# What you will do
Only the lines from the first one through the line with "const yTickLabels = ['0', '-5', '-10', '-15', '-20', '-25'];" should be printed, exactly as they appear.

# Dataset content
•••
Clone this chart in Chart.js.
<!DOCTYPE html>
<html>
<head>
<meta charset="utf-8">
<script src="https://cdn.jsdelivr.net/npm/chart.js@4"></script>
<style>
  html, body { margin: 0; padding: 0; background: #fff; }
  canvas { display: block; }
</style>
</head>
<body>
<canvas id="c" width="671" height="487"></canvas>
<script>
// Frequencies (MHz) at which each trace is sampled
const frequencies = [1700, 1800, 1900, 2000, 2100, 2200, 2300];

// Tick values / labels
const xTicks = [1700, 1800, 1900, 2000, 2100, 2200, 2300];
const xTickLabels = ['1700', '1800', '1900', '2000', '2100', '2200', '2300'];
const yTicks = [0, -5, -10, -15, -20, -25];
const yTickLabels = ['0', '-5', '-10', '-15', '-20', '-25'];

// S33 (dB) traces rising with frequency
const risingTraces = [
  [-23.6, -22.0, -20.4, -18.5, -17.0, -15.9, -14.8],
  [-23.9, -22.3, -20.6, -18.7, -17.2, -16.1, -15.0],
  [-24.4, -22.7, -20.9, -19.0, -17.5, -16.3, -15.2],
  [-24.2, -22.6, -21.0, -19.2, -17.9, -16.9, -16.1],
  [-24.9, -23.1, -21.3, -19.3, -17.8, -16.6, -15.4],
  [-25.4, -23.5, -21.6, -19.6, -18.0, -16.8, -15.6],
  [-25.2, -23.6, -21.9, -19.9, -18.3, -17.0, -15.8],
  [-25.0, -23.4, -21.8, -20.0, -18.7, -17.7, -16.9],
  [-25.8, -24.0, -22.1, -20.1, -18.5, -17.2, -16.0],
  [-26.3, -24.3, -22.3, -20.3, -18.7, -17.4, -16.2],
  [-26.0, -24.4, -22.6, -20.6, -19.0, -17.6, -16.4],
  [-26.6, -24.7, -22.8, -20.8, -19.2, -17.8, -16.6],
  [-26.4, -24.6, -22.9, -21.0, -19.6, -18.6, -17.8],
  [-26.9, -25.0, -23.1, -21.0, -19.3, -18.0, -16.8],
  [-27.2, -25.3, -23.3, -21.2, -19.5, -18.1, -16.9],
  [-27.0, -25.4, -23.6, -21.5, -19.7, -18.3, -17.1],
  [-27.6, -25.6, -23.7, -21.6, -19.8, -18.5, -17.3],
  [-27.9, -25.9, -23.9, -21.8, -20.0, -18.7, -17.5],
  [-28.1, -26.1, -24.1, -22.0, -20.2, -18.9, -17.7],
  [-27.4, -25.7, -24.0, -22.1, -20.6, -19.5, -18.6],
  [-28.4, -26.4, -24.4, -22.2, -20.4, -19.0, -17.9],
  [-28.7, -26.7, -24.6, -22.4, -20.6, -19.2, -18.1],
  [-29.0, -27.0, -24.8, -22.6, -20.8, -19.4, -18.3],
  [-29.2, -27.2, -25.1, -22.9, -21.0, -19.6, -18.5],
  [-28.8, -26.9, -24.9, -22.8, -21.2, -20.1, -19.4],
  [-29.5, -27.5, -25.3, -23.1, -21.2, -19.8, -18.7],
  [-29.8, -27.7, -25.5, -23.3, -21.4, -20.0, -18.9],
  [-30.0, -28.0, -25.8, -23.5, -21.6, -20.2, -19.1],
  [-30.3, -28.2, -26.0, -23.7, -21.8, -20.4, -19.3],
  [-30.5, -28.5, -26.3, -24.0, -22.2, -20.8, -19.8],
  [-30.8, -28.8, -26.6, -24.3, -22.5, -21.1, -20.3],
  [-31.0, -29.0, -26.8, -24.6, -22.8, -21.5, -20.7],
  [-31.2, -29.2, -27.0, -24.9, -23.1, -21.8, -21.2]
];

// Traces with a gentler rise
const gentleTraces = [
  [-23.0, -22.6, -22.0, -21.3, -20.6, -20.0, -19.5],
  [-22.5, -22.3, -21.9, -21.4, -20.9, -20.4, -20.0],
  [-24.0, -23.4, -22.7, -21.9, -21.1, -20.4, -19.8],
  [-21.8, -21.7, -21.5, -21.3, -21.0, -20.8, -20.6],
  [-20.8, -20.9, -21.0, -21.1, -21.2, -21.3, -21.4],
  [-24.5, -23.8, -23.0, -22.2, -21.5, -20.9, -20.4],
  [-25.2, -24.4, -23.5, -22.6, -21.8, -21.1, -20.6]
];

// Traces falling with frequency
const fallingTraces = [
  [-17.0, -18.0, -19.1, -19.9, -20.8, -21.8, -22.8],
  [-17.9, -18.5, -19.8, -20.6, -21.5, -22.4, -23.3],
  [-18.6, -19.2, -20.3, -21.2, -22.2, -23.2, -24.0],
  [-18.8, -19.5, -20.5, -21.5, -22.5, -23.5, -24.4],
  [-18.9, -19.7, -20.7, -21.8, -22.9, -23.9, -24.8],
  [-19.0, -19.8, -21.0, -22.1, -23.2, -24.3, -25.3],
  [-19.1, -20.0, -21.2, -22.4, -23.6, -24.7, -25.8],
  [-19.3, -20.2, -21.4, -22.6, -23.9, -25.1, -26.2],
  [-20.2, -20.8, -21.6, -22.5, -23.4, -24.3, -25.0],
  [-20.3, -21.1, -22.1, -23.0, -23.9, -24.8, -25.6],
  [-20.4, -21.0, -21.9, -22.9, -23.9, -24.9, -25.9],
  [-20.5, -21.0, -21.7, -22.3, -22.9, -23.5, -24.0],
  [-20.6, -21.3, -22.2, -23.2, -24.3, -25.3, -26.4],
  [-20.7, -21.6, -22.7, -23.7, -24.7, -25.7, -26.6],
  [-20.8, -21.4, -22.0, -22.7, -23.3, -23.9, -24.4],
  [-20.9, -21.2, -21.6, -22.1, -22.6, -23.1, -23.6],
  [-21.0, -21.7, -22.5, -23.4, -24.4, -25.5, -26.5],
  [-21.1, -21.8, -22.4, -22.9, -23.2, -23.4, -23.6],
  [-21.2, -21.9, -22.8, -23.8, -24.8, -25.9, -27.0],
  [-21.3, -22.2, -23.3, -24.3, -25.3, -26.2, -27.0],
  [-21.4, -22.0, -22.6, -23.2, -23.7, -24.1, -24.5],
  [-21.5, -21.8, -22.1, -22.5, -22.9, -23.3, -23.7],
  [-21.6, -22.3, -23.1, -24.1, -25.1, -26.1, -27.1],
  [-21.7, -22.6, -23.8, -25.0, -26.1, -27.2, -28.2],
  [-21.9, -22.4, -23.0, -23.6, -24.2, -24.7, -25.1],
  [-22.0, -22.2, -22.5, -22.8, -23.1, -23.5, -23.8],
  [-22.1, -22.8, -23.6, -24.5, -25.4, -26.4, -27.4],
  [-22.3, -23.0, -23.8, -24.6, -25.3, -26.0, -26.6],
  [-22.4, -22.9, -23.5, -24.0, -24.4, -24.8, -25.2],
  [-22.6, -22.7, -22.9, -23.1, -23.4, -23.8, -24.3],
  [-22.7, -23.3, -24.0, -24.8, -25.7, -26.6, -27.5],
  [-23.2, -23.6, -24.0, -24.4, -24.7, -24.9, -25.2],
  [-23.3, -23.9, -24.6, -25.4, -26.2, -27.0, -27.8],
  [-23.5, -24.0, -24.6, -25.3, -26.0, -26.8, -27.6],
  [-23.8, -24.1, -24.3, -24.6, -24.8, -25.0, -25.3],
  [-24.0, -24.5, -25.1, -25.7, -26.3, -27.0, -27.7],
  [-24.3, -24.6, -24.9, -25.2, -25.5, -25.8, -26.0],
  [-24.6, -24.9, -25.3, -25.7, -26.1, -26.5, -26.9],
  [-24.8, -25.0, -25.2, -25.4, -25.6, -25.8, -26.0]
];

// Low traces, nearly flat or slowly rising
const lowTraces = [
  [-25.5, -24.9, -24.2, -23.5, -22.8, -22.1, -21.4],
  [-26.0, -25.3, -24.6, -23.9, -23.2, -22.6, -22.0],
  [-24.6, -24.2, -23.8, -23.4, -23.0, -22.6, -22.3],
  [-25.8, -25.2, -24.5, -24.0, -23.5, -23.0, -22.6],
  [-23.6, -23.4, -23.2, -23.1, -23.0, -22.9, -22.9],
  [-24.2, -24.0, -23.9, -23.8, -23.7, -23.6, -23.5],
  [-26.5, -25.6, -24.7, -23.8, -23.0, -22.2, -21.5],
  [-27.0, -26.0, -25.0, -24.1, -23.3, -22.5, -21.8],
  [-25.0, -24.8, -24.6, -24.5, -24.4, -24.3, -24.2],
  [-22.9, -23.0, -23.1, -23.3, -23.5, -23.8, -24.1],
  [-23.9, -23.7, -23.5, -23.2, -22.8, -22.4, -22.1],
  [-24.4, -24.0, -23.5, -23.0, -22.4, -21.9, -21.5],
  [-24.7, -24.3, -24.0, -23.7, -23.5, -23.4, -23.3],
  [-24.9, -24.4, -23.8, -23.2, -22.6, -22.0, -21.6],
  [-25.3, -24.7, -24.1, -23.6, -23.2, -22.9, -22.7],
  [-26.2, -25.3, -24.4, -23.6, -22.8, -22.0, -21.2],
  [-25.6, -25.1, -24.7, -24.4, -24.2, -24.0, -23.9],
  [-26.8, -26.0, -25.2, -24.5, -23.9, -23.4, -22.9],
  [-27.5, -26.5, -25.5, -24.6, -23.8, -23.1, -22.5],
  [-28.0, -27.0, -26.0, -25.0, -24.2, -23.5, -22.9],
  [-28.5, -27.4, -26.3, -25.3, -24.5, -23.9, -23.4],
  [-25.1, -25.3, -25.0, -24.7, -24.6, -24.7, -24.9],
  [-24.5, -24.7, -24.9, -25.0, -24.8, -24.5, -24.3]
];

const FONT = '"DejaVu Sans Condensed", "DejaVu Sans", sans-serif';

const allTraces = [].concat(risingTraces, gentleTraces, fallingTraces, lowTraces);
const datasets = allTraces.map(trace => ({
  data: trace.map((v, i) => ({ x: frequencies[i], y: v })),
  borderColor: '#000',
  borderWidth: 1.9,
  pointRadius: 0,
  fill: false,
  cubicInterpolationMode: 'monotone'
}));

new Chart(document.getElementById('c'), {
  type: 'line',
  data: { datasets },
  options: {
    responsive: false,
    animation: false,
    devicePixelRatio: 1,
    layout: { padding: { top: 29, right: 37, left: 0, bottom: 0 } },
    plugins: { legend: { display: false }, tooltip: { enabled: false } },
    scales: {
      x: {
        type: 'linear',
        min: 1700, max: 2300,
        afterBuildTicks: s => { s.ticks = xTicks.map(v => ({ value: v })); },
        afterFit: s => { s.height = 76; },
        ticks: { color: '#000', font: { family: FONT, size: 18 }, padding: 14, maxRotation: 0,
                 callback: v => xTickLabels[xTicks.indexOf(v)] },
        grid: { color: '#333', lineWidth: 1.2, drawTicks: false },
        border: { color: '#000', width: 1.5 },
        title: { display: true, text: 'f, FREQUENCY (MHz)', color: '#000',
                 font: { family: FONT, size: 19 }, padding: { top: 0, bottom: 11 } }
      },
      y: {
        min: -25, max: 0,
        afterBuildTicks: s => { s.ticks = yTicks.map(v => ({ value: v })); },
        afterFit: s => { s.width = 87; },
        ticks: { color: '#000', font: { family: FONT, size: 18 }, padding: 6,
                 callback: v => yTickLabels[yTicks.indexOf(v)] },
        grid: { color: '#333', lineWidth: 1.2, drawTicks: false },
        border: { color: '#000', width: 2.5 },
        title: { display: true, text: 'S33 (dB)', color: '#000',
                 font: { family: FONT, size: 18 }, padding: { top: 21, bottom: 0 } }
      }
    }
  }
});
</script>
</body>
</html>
•••
# Answer in full
Clone this chart in Chart.js.
<!DOCTYPE html>
<html>
<head>
<meta charset="utf-8">
<script src="https://cdn.jsdelivr.net/npm/chart.js@4"></script>
<style>
  html, body { margin: 0; padding: 0; background: #fff; }
  canvas { display: block; }
</style>
</head>
<body>
<canvas id="c" width="671" height="487"></canvas>
<script>
// Frequencies (MHz) at which each trace is sampled
const frequencies = [1700, 1800, 1900, 2000, 2100, 2200, 2300];

// Tick values / labels
const xTicks = [1700, 1800, 1900, 2000, 2100, 2200, 2300];
const xTickLabels = ['1700', '1800', '1900', '2000', '2100', '2200', '2300'];
const yTicks = [0, -5, -10, -15, -20, -25];
const yTickLabels = ['0', '-5', '-10', '-15', '-20', '-25'];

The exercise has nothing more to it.